### Work to be completed
Below is a block of records; reproduce all of them exactly and leave out any pictures.

[Charts and diagrams as code]

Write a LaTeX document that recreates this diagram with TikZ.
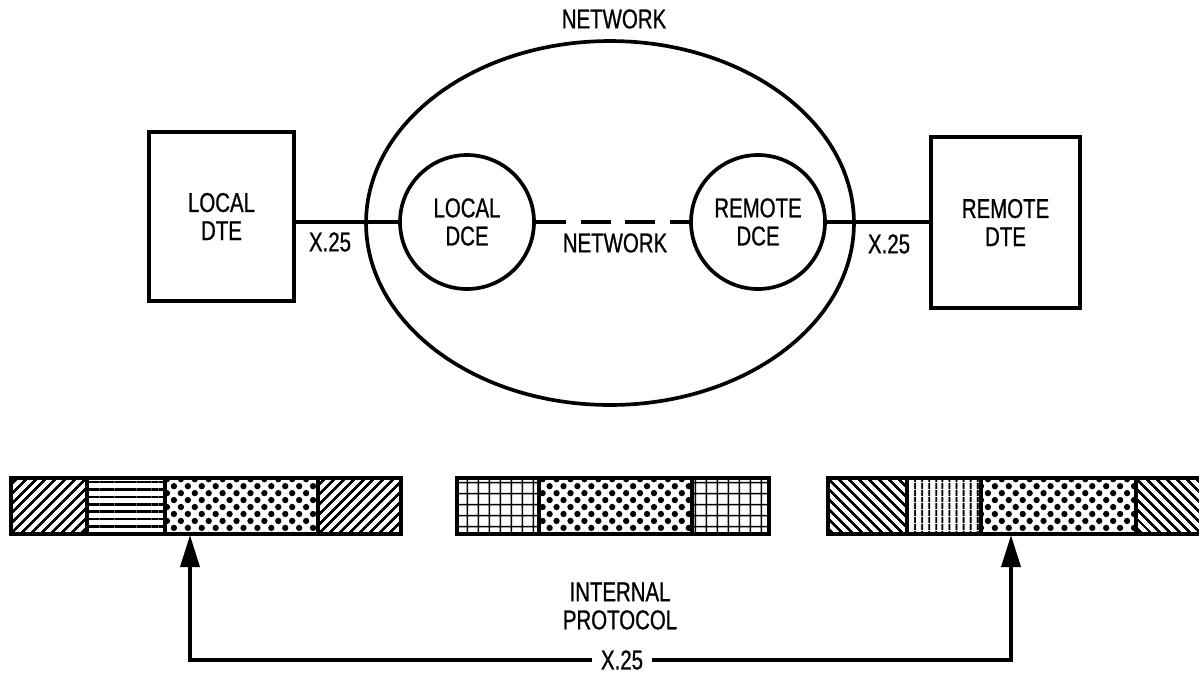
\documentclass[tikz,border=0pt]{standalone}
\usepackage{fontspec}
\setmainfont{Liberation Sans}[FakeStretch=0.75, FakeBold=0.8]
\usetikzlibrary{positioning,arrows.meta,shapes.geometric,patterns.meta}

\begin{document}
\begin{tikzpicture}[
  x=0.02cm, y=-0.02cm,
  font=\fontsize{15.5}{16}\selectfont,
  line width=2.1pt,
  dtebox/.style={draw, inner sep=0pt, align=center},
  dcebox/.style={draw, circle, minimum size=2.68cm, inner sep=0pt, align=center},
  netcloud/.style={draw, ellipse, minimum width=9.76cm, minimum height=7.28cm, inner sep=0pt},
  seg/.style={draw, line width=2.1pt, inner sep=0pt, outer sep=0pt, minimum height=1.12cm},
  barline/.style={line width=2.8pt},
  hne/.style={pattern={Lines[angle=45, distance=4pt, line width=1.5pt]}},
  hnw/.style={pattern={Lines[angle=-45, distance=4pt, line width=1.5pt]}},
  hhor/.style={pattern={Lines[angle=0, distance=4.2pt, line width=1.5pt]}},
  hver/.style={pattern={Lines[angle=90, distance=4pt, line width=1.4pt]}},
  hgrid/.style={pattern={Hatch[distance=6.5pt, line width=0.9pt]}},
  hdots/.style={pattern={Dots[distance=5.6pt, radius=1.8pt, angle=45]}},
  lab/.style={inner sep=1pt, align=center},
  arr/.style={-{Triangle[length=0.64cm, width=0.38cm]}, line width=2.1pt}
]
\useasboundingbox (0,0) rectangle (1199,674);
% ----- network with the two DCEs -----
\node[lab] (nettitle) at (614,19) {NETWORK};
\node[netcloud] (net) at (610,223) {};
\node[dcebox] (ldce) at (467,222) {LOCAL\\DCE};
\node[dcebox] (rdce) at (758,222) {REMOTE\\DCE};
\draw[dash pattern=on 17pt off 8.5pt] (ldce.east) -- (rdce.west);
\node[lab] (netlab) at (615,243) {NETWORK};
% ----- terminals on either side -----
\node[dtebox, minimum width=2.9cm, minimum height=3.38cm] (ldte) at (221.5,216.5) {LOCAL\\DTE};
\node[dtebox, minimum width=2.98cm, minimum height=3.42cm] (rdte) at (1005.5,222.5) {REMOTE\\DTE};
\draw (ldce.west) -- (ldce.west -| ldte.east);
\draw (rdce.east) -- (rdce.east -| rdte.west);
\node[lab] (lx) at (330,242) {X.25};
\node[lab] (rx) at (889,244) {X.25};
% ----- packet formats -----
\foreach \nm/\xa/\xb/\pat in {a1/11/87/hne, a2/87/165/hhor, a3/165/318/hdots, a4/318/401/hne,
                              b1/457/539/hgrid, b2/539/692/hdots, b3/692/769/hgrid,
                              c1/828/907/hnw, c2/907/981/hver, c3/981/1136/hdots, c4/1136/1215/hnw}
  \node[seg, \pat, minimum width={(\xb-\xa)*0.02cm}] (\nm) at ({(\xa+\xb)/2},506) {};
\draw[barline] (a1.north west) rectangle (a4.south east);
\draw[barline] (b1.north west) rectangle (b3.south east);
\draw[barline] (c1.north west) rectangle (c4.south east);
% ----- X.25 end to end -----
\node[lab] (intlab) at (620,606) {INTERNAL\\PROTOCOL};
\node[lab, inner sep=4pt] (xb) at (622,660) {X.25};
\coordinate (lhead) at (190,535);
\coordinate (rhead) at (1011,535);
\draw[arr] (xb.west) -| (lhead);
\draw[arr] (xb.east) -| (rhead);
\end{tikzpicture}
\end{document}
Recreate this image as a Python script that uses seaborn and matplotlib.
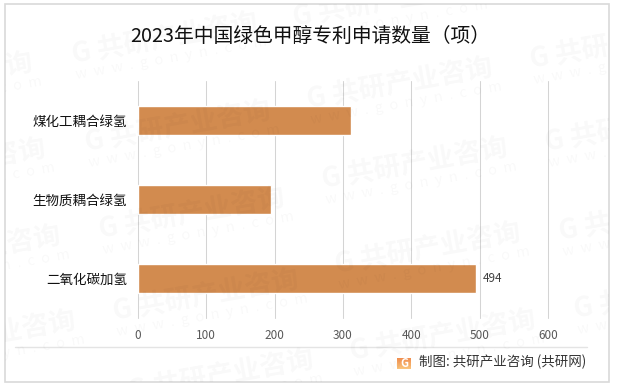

### Response
Write a LaTeX document that recreates this diagram with TikZ.
\documentclass[tikz,border=0pt]{standalone}
\usepackage{fontspec}
\setmainfont{Liberation Sans}[FakeStretch=0.75, FakeBold=0.8]
\usetikzlibrary{positioning,arrows.meta,shapes.geometric,patterns.meta}

\begin{document}
\begin{tikzpicture}[
  x=0.02cm, y=-0.02cm,
  font=\fontsize{15.5}{16}\selectfont,
  line width=2.1pt,
  dtebox/.style={draw, inner sep=0pt, align=center},
  dcebox/.style={draw, circle, minimum size=2.68cm, inner sep=0pt, align=center},
  netcloud/.style={draw, ellipse, minimum width=9.76cm, minimum height=7.28cm, inner sep=0pt},
  seg/.style={draw, line width=2.1pt, inner sep=0pt, outer sep=0pt, minimum height=1.12cm},
  barline/.style={line width=2.8pt},
  hne/.style={pattern={Lines[angle=45, distance=4pt, line width=1.5pt]}},
  hnw/.style={pattern={Lines[angle=-45, distance=4pt, line width=1.5pt]}},
  hhor/.style={pattern={Lines[angle=0, distance=4.2pt, line width=1.5pt]}},
  hver/.style={pattern={Lines[angle=90, distance=4pt, line width=1.4pt]}},
  hgrid/.style={pattern={Hatch[distance=6.5pt, line width=0.9pt]}},
  hdots/.style={pattern={Dots[distance=5.6pt, radius=1.8pt, angle=45]}},
  lab/.style={inner sep=1pt, align=center},
  arr/.style={-{Triangle[length=0.64cm, width=0.38cm]}, line width=2.1pt}
]
\useasboundingbox (0,0) rectangle (1199,674);
% ----- network with the two DCEs -----
\node[lab] (nettitle) at (614,19) {NETWORK};
\node[netcloud] (net) at (610,223) {};
\node[dcebox] (ldce) at (467,222) {LOCAL\\DCE};
\node[dcebox] (rdce) at (758,222) {REMOTE\\DCE};
\draw[dash pattern=on 17pt off 8.5pt] (ldce.east) -- (rdce.west);
\node[lab] (netlab) at (615,243) {NETWORK};
% ----- terminals on either side -----
\node[dtebox, minimum width=2.9cm, minimum height=3.38cm] (ldte) at (221.5,216.5) {LOCAL\\DTE};
\node[dtebox, minimum width=2.98cm, minimum height=3.42cm] (rdte) at (1005.5,222.5) {REMOTE\\DTE};
\draw (ldce.west) -- (ldce.west -| ldte.east);
\draw (rdce.east) -- (rdce.east -| rdte.west);
\node[lab] (lx) at (330,242) {X.25};
\node[lab] (rx) at (889,244) {X.25};
% ----- packet formats -----
\foreach \nm/\xa/\xb/\pat in {a1/11/87/hne, a2/87/165/hhor, a3/165/318/hdots, a4/318/401/hne,
                              b1/457/539/hgrid, b2/539/692/hdots, b3/692/769/hgrid,
                              c1/828/907/hnw, c2/907/981/hver, c3/981/1136/hdots, c4/1136/1215/hnw}
  \node[seg, \pat, minimum width={(\xb-\xa)*0.02cm}] (\nm) at ({(\xa+\xb)/2},506) {};
\draw[barline] (a1.north west) rectangle (a4.south east);
\draw[barline] (b1.north west) rectangle (b3.south east);
\draw[barline] (c1.north west) rectangle (c4.south east);
% ----- X.25 end to end -----
\node[lab] (intlab) at (620,606) {INTERNAL\\PROTOCOL};
\node[lab, inner sep=4pt] (xb) at (622,660) {X.25};
\coordinate (lhead) at (190,535);
\coordinate (rhead) at (1011,535);
\draw[arr] (xb.west) -| (lhead);
\draw[arr] (xb.east) -| (rhead);
\end{tikzpicture}
\end{document}
Recreate this image as a Python script that uses seaborn and matplotlib.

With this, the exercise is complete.